”Heroes”: The good guys join forces
One more episode to go!
Apparently tonight was ”kill the celebrity guest star” night on Heroes. Goodbye, Eric Roberts! Goodbye, Malcolm McDowell! And not a wasted death moment between the two, either. In the first of tonight’s two Corny Moments of Heroes Dialogue, Thompson asked Parkman, ”What am I thinking now?” and H.R.G. stepped in with the Bond-like ”Your last thought.” Then he shot him in the head. Two times. As Dave Chappelle as Rick James would say, ”Cold bloo-ded.” Not bad, H.R.G. being a badass. I can dig it. Man was on a mission.
Corny Moment of Heroes Dialogue No. 2 was D.L.’s response to Linderman’s musings on destiny: ”Your destiny is to give me back my son.” Yeah, D.L.! That really showed him how hard you are. Months in jail and that’s the best you can come up with? It was such an intimidating line that Linderman confidently walked over to Jessica and told her to kill her husband for $20 million. And she almost did before Niki made a comeback and D.L. blocked Linderman’s bullet with his torso. Then he phased his fist into Linderman’s head. One time. His hand came out dripping with brain matter, which would have had Sylar licking his chops. (Side note: Awesomely subtle special effect, the way Linderman’s face went all slack. That was a special effect, wasn’t it?)
I’m not going to say that D.L. is definitely dead (damn you, Mohinder, for making me look like a fool), but he was shot in the gut, and he did kill the only person in the area with the ability to heal others.
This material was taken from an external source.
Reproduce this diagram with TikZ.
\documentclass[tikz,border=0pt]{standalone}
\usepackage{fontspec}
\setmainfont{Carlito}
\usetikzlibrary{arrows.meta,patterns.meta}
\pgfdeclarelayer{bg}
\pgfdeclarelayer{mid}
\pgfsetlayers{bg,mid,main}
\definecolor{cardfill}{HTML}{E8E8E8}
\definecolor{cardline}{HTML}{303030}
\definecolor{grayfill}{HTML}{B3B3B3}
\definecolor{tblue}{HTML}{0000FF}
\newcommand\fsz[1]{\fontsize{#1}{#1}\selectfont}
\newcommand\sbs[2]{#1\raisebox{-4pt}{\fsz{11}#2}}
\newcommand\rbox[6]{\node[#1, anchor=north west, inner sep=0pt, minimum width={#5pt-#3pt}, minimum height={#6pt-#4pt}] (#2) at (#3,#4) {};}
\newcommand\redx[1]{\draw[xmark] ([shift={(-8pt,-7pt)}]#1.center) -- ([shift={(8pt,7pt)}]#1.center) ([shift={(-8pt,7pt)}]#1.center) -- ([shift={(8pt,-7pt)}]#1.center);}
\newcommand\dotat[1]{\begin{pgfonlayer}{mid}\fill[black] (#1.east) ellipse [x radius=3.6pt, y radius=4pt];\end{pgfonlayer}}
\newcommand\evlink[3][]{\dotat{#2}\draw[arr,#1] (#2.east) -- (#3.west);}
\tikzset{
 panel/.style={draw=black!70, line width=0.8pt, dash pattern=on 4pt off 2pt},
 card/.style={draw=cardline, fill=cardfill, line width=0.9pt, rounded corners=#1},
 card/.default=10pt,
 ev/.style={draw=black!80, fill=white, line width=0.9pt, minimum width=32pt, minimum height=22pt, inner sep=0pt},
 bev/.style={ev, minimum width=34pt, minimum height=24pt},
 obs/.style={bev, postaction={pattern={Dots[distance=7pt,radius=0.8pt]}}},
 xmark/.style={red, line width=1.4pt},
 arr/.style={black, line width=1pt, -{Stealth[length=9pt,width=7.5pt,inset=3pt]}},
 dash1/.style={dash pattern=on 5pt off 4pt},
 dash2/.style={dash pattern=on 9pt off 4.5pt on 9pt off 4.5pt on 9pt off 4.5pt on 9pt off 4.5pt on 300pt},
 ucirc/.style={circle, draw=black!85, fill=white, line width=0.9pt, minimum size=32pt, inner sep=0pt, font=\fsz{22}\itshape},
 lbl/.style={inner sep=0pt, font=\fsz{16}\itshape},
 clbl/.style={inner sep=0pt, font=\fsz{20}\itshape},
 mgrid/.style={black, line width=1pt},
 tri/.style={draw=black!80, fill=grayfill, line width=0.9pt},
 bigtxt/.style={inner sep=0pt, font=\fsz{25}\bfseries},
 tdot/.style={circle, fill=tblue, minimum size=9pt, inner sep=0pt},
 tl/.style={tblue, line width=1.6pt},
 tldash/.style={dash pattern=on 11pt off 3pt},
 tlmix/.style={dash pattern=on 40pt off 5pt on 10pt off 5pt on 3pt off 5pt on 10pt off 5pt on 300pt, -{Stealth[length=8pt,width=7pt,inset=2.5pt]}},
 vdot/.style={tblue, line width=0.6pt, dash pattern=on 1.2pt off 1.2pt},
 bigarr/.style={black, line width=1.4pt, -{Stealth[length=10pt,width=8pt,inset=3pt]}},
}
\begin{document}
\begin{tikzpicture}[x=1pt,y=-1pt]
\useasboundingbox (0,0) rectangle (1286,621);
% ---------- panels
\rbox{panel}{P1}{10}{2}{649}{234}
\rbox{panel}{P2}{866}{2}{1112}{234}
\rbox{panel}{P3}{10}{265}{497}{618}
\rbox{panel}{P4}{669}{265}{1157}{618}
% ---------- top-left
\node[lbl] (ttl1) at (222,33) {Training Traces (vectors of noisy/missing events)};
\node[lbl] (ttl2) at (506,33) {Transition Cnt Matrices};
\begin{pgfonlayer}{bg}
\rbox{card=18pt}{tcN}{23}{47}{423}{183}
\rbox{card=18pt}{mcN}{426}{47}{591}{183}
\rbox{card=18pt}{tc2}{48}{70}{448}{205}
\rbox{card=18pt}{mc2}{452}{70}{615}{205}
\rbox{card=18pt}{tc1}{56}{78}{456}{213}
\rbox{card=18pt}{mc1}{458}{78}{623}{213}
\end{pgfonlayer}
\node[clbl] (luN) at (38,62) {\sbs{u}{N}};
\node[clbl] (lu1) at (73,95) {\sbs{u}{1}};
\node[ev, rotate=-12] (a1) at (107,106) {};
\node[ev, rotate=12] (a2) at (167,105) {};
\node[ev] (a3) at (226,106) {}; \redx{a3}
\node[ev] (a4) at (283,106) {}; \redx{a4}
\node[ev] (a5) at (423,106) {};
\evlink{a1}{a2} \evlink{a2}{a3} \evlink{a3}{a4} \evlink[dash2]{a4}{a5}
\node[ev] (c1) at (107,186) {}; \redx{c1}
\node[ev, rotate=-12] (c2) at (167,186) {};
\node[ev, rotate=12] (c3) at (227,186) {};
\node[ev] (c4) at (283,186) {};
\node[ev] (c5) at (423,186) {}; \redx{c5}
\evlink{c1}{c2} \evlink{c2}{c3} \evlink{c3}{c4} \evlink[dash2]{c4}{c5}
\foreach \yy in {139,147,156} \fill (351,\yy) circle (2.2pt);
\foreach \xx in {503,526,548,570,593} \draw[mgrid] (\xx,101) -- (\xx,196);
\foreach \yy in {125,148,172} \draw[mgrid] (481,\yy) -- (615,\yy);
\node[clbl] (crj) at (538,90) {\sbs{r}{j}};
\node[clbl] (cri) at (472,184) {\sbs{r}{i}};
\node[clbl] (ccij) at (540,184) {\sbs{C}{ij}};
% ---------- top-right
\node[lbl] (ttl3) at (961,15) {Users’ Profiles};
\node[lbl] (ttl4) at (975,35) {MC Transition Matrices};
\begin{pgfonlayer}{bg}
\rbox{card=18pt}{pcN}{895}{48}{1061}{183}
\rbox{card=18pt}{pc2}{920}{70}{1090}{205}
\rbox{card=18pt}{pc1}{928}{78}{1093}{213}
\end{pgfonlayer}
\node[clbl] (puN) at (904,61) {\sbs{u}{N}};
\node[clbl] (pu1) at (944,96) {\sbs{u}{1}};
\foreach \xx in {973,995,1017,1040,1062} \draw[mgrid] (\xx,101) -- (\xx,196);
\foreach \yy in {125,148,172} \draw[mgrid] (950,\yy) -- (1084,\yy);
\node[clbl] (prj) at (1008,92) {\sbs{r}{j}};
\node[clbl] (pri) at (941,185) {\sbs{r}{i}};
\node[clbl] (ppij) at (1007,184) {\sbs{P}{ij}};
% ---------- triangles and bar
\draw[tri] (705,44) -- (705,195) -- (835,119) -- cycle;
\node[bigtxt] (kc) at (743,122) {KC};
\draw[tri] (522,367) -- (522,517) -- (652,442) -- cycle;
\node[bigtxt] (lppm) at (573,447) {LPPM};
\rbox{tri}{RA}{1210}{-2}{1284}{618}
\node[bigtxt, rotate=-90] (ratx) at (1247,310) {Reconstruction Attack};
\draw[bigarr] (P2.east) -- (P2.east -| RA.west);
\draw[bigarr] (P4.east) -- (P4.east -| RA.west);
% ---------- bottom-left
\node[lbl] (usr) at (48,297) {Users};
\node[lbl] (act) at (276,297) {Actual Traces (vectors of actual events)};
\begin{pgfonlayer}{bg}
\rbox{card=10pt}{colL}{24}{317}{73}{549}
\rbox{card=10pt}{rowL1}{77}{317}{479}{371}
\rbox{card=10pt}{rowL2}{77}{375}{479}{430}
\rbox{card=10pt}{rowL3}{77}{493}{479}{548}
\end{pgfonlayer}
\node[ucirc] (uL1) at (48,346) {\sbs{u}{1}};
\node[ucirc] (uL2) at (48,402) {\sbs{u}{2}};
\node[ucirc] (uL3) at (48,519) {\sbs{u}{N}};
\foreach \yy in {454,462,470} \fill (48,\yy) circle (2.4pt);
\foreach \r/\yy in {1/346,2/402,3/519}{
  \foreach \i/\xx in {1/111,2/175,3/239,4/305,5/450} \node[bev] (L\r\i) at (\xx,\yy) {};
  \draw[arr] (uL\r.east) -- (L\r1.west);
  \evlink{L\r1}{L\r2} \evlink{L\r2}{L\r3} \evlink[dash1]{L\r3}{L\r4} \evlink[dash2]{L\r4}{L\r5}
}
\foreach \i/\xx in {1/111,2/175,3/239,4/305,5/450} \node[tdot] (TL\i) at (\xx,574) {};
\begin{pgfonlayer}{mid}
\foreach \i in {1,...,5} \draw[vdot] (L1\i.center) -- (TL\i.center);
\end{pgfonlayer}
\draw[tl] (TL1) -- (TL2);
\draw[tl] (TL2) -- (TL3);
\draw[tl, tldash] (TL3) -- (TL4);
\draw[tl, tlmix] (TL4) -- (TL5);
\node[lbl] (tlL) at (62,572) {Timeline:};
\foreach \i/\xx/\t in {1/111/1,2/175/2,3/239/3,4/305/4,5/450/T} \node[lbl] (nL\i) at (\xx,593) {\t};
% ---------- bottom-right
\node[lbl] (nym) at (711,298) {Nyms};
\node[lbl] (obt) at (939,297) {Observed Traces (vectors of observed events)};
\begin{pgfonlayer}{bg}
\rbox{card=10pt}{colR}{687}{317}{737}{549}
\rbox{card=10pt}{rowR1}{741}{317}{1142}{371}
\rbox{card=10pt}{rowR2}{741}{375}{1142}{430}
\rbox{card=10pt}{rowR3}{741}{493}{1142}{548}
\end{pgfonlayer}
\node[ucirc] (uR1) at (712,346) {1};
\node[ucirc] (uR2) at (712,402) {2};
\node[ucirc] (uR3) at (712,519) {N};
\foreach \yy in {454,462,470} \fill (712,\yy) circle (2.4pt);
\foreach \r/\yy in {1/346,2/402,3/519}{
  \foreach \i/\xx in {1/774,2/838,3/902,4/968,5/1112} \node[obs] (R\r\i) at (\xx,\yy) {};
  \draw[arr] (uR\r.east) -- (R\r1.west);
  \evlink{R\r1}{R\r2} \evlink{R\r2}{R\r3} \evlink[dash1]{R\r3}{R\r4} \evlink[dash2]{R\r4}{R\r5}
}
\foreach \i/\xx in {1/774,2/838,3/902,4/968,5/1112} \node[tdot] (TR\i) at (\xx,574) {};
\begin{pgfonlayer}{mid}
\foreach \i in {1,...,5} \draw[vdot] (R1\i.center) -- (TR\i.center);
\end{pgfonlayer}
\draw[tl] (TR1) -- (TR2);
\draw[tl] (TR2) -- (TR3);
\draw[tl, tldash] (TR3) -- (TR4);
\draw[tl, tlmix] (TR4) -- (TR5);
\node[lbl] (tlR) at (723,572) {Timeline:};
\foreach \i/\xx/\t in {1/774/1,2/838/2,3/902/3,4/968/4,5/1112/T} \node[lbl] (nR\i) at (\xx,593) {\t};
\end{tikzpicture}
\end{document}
One good guy who definitely did not make it, however, was our very own Geico caveman, Ted Sprague. As soon as Sylar called the Feds on him, I knew he was a goner, which is sad, because he was a stand-up guy. Even after getting told he was being sent to Guantánamo Bay (forget Sylar, that’s truly frightening), he was still concerned for others, screaming out, ”I’m going to need a concrete cell. Lined with lead!” so that he wouldn’t hurt anyone else. Then, while being transported out of the city, Sprague was intercepted by Sylar, who (as Claire so succinctly put it) ripped his head open. Goodbye, Ted Sprague! You never had a chance, did you?
Nathan, however, had more than a chance to win his election, thanks to Micah and Candice (who apparently has some serious body-image issues, which must make that whole illusion thing come in handy). I must say I disliked the subtle attempt to make Candice a slightly more sympathetic character (Micah: ”You’re nice, even when you’re scary”), giving the boy a bunch of comics, including Silver Surfer No. 1. (If Sylarbomb is somehow stopped next Monday by the Silver Surfer, I’m going to assassinate my television.) So Nathan won by a landslide — 64 percent — and off he sent Niki and D.L. to take care of Linderman.
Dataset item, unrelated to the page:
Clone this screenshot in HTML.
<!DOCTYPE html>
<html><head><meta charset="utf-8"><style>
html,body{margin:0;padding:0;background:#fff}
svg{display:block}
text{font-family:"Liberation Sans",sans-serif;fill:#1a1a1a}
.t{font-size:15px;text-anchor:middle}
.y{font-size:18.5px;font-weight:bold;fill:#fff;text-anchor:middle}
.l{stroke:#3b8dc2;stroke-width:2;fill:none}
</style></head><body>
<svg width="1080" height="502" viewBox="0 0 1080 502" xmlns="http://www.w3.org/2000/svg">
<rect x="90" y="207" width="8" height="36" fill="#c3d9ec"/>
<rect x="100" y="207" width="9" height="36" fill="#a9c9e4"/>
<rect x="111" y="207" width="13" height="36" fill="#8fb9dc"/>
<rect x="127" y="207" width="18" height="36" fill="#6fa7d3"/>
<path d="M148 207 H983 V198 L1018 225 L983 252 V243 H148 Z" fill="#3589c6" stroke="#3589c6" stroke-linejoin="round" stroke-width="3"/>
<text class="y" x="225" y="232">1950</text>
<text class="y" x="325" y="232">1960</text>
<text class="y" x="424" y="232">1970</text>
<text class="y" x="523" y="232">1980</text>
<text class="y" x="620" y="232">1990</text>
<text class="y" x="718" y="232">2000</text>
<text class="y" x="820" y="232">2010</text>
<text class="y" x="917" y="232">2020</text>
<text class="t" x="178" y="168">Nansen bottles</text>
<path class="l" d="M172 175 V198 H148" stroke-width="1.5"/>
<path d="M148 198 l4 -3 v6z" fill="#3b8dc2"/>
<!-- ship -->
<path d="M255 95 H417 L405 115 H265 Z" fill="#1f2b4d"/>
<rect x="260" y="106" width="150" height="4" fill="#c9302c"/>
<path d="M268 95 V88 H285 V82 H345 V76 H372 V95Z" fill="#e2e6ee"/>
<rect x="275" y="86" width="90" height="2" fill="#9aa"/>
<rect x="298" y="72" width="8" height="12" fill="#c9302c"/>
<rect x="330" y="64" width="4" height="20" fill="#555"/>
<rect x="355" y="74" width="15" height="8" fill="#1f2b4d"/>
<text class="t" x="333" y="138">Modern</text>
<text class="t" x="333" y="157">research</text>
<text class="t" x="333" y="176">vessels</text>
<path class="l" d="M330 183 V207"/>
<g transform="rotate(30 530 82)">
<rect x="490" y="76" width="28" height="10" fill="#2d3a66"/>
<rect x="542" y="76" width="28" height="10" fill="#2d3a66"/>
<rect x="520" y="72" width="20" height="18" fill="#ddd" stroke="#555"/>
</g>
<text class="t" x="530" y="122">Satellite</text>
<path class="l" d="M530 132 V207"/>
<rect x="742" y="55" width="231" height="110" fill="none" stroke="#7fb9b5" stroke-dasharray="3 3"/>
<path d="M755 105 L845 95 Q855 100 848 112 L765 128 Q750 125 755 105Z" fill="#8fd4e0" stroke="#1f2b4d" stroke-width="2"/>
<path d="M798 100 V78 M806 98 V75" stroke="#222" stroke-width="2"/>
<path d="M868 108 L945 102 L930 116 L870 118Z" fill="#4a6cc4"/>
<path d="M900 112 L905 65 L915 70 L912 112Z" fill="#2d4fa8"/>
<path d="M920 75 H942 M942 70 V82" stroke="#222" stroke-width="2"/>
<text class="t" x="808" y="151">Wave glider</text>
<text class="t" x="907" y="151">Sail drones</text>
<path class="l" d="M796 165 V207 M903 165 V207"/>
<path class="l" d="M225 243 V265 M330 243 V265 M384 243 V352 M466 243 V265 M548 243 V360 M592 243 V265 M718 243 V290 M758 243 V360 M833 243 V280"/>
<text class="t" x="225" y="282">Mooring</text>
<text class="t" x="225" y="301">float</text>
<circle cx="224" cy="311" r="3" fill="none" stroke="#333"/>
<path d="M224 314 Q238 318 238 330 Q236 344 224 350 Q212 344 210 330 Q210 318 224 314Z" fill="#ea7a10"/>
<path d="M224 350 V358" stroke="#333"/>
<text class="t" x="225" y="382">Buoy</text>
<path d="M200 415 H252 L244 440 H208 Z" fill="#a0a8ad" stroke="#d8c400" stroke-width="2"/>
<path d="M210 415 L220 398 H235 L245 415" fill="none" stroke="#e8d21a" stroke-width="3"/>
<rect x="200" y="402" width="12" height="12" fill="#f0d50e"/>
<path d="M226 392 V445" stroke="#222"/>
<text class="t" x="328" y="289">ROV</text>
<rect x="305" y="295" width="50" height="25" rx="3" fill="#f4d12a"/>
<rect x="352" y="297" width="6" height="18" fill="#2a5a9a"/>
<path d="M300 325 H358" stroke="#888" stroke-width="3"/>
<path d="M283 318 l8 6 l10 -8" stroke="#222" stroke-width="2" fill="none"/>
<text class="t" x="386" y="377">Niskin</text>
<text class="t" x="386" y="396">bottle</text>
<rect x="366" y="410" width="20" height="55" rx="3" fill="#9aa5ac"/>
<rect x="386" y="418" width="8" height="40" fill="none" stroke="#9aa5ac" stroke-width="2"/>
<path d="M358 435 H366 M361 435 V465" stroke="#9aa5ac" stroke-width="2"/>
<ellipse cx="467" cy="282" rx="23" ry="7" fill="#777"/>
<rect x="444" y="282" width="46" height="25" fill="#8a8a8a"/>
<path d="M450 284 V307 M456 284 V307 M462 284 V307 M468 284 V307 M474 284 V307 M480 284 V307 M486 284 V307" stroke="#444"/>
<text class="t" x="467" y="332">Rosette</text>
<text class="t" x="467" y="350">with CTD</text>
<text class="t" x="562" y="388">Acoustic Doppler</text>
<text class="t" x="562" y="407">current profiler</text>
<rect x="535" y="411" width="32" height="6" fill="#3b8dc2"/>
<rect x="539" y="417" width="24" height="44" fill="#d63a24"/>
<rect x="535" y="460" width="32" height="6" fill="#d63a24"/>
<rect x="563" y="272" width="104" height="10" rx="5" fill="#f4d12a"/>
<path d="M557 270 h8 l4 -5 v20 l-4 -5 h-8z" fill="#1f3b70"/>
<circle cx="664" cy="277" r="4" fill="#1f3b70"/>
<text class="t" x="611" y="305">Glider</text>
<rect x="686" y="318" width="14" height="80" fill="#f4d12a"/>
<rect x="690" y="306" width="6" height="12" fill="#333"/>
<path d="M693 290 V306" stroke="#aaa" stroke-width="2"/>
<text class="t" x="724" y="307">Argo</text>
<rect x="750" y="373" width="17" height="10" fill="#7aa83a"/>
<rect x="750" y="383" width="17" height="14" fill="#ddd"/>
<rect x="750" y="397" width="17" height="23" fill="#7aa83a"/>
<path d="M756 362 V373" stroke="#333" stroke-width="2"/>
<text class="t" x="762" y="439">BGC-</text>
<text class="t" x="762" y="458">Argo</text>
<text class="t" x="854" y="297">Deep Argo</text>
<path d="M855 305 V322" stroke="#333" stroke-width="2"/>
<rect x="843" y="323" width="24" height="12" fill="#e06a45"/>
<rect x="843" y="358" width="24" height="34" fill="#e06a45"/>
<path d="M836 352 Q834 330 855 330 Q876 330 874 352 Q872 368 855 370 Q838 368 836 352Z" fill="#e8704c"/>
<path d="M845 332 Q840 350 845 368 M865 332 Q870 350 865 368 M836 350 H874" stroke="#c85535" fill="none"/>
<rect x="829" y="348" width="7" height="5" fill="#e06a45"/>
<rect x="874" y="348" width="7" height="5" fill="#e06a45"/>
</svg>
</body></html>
Brief aside. I know, I know, it’s a TV show, but talk about ridiculous. Nathan walks into his office and looks at the TV polls, where he’s at 36 percent. Literally two minutes later, he’s jumped to 64 percent, the TV is declaring it a landslide victory despite the fact that the polls close at nine (it’s still daylight out), and no one is questioning how weird it is that all of a sudden a candidate jumps 28 points? That’s all I’m going to say about that.
Yet, out of all the story lines coming together after an entire season of buildup, I was most excited and frustrated by the Hiro-Ando plot — a position I increasingly find myself in. Yes, it was awesome to see Mr. Sulu go crazy with a samurai sword (by the way, ”Jittetsu Arms: Bladesmith” is further proof that if one has a niche talent, there’s room for it in the marketplace), awesome to see Hiro face off against his father, and awesome to see our formerly happy hero finally regain his sense of purpose. Still, is one day all is takes to learn how to wield a samurai sword? And did Ando really have to run off like that because he was convinced that Hiro had given up his mission? Dude, knock on the door! You know, just stick your head in and ask, ”Hiro, so, um, what’s going on with this Sylar thing?” (Laugh of the night, next to that brief, awkward, elevator-music-scored scene of Jessica giving Matt a dirty look, was Hiro’s ”Now that I can stop Sylar, Ando doesn’t have to die. He will be so relieved.” I would be too, Hiro. I would be too.)
Now what do y’all think? With next week’s season finale, are the heroes all going to team up finally? Is H.R.G. really going to put two in Molly’s head? Will Sylar destroy half of New York? When Hiro said, ”I understand, Father: To save what is most important, I must be strong enough to cut out my own heart,” did that mean he’s going to kill Ando? Commit suicide? What the hell did that mean? And who else is going to die?
Finally, and most importantly, what are we all going to do with our Monday nights once Heroes is gone?